It’s 2002 and the world waits for a musical revolution again. Since the beginning of Rock and Roll, it’s become commonplace for the revolutionary to become tired and sick, overblown and unremarkable, the formerly vital new music form losing all credibility and needing a shot in the arm from some new form of music. Just when things have gotten as slick, boring and commercial as they possibly can, in comes a dose of reality. It usually happens at the beginning (or end) of a decade, and judging by the current state of pop country music, the musical rebirth should be upon us any moment.
The Coal Men have never been about revolution. In fact, their music is as steeped in tradition as the Anytown, USAs the members grew up in. The sun rises and sets, a workday has come and gone, and leader Dave Coleman has probably written a song about something that happened to him or someone he knows. Dave, Justin Schipper, Dave Ray, and Jason Hitchcock (just call him Hitch) are The Coal Men, a group of best friends who have been playing Dave’s songs for a few years now. Lots of groups are friends, and even more groups have been playing together for a few years, but The Coal Men are unmistakably different. An effortless chemistry happens onstage, new songs often go from paper to finished form in a matter of minutes, and audiences in the middle Tennessee area (and beyond) have been consistently spellbound by the live shows that these four passionate 20-somethings put on. Dave Coleman still insists it’s all about a song, "Just write what you write, it's good if it's really you. I feel really confident about some songs just because I know that they're my real thoughts & feelings. When I get away from that, I starting feeling like it's not a part of me, then sing it like it's not a part of me. Just write real."

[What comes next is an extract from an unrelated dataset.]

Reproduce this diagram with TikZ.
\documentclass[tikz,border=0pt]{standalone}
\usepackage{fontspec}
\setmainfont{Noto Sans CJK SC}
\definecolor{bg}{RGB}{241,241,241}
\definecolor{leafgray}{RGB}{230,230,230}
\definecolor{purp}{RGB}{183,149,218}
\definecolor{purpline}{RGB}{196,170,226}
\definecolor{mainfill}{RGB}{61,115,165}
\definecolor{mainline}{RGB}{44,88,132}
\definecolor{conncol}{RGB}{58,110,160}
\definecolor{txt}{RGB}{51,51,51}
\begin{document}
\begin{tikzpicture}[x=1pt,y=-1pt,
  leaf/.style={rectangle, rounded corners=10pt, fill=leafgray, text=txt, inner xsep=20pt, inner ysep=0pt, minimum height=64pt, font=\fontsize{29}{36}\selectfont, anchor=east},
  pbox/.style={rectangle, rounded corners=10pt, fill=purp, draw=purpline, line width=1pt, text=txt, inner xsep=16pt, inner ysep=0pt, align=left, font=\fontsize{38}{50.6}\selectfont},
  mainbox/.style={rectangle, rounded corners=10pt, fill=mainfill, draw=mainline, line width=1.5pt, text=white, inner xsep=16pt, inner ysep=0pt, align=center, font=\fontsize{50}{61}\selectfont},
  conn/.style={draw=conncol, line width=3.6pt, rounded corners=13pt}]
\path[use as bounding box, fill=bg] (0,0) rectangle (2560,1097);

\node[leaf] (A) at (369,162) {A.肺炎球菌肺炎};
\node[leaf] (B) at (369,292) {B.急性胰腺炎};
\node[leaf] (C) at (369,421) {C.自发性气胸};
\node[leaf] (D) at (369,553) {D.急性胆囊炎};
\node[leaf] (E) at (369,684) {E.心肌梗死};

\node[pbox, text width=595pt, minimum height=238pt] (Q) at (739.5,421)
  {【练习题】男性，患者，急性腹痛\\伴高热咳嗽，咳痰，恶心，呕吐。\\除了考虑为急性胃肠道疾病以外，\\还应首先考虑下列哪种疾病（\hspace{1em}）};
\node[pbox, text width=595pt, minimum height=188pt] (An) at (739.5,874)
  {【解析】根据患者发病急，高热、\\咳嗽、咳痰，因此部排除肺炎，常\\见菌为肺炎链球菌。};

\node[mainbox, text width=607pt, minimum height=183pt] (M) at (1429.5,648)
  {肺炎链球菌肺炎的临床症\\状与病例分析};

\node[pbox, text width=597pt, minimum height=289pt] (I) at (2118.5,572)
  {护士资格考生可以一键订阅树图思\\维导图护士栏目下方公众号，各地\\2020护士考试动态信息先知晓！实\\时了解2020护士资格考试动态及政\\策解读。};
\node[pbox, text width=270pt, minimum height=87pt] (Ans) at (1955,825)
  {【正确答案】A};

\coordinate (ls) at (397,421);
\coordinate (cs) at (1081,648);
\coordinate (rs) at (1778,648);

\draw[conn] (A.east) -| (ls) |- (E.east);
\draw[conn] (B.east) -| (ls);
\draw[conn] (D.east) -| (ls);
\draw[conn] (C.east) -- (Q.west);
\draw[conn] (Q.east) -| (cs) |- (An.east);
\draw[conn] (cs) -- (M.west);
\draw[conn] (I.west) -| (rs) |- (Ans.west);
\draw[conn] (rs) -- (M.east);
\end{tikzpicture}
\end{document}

Accolades from the locals include glowing live reviews from Western Beat Monthly, being touted as a band on the verge of success numerous times by The Tennessean and being hailed as a "rising talent of left-of-center country" by The Nashville Scene. Duane Jarvis has even referred to Dave Coleman as "a young man with an old soul." The close ties to alt-country/roots rock monarchs like Duane Jarvis, Joy Lynn White (both of whom have enlisted members of The Coal Men as sidemen for international tours) and Jason White should speak for themselves. Coleman was recently signed to Acuff-Rose Music as a writer under the wing of BMI’s Songwriter of the Year 2000, Skip Ewing. Playing for festival crowds at last year’s "Dancing In The District", the frequent performances on Billy Block’s Western Beat at the legendary Exit/In, and headlining spots at the highly respected 12th & Porter venue have helped to advance this young band’s career over the past year. Being called the next big thing by the local press came as quite a compliment to a band so young and so close to its roots. It is by this twist that The Coal Men could be called revolutionary.
Four years and hundreds of songs down the road, the time finally came to put them down on record. The Fall and Winter of 2001 were spent either on the road or behind the walls of The Castle studio in Franklin, TN recording what could only be the stunning debut album. Out of the hundred or so songs that The Coal Men feel are strong enough to play live, the band and producer Steve Short had to choose the absolute best of those to put on the record. The result is a young, vibrant, classic first album from a seasoned live band. This record is bursting at the seams with audience favorites and recorded with an earthiness that exposes truth and emotion in every song. Short easily sums up what The Coal Men are all about, "The Coal Men remind people that music is not a formula, not a business, but rather a way of speaking to the human soul in a way that is not quantifiable through simple words. From the first time I heard them and still today, they remind me how music can so deeply touch a person on a basic level that you feel changed in that moment."